TASK DIRECTIONS:
Starting at the line containing "Clone this diagram in TikZ." and ending at the line containing "width=119pt,minimum height=40pt] (sideinc)", reproduce each line exactly as written, with both end lines included and all pictures omitted.

"""

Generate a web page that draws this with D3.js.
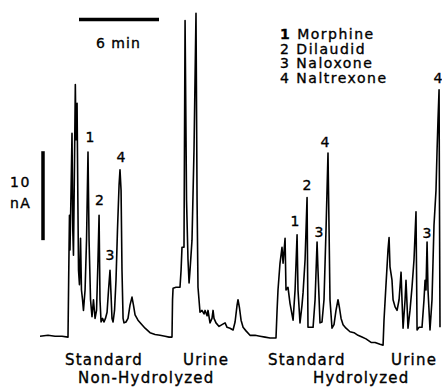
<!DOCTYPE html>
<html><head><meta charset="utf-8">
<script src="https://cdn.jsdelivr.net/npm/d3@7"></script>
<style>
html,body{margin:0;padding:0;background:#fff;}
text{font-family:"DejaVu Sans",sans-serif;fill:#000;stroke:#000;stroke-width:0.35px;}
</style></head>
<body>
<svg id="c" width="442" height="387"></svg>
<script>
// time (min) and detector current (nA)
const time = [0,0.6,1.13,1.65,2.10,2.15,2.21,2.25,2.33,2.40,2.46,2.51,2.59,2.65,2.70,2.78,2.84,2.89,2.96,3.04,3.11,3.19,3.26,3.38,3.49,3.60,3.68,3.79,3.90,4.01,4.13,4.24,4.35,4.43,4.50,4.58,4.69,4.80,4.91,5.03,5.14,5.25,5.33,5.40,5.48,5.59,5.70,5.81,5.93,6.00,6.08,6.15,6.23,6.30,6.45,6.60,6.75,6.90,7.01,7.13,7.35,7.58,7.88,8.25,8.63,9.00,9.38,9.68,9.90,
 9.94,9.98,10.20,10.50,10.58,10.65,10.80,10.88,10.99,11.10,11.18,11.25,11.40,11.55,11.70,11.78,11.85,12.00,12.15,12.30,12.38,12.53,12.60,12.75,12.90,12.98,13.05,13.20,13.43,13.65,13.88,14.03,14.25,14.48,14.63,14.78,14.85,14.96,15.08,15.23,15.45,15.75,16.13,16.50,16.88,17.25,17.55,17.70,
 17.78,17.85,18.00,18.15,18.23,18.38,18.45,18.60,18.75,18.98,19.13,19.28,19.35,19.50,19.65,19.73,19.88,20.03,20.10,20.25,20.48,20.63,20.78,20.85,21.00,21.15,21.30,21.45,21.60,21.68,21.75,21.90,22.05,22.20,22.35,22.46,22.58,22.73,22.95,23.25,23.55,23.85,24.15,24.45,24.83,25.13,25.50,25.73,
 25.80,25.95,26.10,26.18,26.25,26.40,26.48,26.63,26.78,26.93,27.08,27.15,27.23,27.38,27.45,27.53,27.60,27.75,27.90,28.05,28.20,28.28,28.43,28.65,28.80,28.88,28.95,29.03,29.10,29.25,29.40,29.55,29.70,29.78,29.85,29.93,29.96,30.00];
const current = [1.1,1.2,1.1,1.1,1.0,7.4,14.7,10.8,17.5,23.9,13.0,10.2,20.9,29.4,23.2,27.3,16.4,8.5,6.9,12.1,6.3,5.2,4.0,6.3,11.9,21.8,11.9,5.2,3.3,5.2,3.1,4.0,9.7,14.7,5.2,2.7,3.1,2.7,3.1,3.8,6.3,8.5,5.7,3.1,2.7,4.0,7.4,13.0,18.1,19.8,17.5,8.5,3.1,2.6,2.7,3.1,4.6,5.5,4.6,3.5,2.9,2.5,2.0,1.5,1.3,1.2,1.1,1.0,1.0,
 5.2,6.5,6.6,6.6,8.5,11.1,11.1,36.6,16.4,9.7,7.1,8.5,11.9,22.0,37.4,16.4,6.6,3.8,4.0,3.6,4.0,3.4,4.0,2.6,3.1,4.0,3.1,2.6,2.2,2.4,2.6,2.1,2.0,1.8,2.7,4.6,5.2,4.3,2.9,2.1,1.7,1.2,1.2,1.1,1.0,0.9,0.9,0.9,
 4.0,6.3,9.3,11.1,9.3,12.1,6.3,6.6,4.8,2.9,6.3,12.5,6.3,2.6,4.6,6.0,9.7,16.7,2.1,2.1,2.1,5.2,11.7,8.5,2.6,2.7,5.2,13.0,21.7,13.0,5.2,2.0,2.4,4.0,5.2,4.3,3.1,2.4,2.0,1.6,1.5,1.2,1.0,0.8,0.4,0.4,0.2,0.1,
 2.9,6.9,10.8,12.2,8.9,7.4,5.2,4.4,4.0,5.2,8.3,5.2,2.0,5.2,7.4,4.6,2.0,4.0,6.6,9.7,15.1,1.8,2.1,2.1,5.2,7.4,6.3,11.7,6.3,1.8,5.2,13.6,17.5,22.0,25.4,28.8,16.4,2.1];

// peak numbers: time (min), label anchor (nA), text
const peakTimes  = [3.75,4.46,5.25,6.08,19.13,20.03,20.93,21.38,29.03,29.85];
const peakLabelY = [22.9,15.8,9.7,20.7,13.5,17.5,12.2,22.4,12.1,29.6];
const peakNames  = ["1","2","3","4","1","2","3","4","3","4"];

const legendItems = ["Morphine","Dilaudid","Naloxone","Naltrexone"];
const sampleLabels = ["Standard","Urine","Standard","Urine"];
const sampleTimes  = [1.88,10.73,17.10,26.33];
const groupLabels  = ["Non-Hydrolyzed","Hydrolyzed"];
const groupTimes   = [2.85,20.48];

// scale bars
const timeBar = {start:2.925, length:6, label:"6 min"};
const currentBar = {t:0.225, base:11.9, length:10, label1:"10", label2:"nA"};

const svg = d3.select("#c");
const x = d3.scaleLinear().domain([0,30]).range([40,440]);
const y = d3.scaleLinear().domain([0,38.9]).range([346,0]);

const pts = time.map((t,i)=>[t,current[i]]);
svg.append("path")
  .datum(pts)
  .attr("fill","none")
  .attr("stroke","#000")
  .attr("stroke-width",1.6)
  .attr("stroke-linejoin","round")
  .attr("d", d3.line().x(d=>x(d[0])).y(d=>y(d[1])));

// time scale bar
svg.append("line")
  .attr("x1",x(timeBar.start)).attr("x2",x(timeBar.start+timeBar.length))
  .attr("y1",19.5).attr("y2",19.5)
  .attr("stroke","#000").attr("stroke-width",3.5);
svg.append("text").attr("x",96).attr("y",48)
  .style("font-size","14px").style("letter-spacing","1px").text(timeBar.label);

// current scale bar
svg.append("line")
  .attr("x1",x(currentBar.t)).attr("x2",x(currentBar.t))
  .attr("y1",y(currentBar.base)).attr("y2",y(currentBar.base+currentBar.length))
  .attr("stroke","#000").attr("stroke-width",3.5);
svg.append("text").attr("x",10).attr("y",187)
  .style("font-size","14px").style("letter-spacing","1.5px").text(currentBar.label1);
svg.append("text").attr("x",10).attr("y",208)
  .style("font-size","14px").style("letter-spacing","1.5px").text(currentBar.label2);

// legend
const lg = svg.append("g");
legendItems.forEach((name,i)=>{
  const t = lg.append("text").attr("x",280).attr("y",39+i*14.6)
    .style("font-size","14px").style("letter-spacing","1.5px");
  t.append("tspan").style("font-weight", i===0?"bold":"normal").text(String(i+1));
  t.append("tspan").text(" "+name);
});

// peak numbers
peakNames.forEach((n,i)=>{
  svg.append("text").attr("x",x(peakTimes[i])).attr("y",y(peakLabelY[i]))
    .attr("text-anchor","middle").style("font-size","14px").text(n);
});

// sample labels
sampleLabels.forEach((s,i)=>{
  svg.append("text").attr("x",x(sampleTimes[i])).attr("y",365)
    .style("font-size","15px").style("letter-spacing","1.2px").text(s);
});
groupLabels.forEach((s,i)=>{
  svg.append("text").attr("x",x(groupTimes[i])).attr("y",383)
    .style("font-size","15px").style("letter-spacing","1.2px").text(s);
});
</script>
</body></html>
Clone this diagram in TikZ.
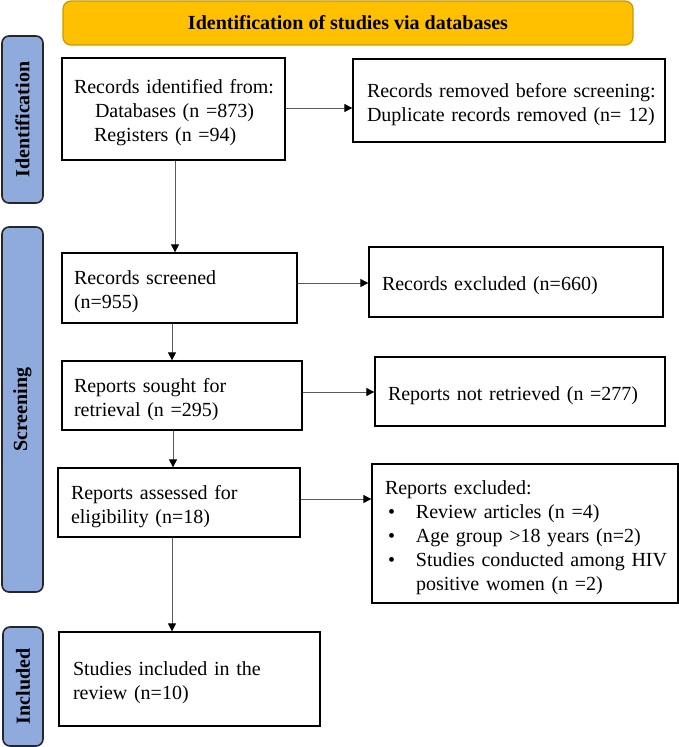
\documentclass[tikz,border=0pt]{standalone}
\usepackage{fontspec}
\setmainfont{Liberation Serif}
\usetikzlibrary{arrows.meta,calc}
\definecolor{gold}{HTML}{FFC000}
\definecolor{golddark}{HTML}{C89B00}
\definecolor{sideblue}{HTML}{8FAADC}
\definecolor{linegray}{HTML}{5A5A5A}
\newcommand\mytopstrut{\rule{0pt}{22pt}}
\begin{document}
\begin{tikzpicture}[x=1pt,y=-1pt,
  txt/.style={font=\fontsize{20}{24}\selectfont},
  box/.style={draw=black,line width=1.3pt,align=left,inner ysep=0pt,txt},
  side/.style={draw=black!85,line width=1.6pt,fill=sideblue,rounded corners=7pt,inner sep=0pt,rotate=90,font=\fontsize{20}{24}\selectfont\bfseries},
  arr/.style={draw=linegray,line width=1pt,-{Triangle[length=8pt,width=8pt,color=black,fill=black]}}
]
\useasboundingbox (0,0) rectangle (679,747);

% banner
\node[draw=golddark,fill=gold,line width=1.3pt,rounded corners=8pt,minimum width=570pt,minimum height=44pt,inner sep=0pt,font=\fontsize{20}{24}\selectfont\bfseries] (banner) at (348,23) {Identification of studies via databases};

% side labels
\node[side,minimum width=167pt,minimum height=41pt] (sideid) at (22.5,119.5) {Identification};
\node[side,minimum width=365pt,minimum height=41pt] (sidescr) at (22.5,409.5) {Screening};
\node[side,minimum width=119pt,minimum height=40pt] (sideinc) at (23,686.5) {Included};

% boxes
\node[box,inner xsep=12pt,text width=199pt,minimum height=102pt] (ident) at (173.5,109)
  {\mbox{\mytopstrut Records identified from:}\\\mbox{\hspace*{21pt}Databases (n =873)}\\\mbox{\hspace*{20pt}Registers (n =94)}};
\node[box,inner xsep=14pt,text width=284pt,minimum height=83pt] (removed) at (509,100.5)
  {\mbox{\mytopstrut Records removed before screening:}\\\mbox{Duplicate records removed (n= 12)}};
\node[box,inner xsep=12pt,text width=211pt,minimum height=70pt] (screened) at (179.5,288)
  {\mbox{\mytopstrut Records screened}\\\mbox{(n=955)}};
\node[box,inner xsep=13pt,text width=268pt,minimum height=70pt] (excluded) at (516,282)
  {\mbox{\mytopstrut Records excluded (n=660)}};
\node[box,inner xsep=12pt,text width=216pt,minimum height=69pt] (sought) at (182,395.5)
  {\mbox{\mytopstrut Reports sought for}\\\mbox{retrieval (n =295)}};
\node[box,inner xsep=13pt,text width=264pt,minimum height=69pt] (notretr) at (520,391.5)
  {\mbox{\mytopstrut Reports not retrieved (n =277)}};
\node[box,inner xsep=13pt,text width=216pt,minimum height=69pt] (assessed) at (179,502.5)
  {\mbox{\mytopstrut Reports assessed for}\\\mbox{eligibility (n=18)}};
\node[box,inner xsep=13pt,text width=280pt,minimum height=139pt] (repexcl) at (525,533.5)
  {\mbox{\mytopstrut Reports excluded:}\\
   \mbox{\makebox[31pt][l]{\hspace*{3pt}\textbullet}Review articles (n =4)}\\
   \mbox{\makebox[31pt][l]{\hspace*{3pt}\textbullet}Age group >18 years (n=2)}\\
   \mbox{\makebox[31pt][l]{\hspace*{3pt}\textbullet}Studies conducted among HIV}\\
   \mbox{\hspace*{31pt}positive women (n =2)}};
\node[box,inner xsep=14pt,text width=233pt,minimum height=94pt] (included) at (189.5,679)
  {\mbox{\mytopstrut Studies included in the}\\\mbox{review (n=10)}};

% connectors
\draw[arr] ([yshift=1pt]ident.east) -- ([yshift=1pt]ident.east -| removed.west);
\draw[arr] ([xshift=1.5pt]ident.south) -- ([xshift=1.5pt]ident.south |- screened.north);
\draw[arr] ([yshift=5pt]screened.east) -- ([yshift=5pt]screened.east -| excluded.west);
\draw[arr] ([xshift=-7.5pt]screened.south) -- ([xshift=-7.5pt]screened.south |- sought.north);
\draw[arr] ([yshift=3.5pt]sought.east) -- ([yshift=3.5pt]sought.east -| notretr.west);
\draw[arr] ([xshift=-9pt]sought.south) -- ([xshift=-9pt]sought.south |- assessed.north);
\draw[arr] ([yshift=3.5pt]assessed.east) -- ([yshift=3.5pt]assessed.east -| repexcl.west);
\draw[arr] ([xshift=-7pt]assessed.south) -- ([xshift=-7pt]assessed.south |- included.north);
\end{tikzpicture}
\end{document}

"""

TASK RESPONSE:
Clone this diagram in TikZ.
\documentclass[tikz,border=0pt]{standalone}
\usepackage{fontspec}
\setmainfont{Liberation Serif}
\usetikzlibrary{arrows.meta,calc}
\definecolor{gold}{HTML}{FFC000}
\definecolor{golddark}{HTML}{C89B00}
\definecolor{sideblue}{HTML}{8FAADC}
\definecolor{linegray}{HTML}{5A5A5A}
\newcommand\mytopstrut{\rule{0pt}{22pt}}
\begin{document}
\begin{tikzpicture}[x=1pt,y=-1pt,
  txt/.style={font=\fontsize{20}{24}\selectfont},
  box/.style={draw=black,line width=1.3pt,align=left,inner ysep=0pt,txt},
  side/.style={draw=black!85,line width=1.6pt,fill=sideblue,rounded corners=7pt,inner sep=0pt,rotate=90,font=\fontsize{20}{24}\selectfont\bfseries},
  arr/.style={draw=linegray,line width=1pt,-{Triangle[length=8pt,width=8pt,color=black,fill=black]}}
]
\useasboundingbox (0,0) rectangle (679,747);

% banner
\node[draw=golddark,fill=gold,line width=1.3pt,rounded corners=8pt,minimum width=570pt,minimum height=44pt,inner sep=0pt,font=\fontsize{20}{24}\selectfont\bfseries] (banner) at (348,23) {Identification of studies via databases};

% side labels
\node[side,minimum width=167pt,minimum height=41pt] (sideid) at (22.5,119.5) {Identification};
\node[side,minimum width=365pt,minimum height=41pt] (sidescr) at (22.5,409.5) {Screening};
\node[side,minimum width=119pt,minimum height=40pt] (sideinc) at (23,686.5) {Included};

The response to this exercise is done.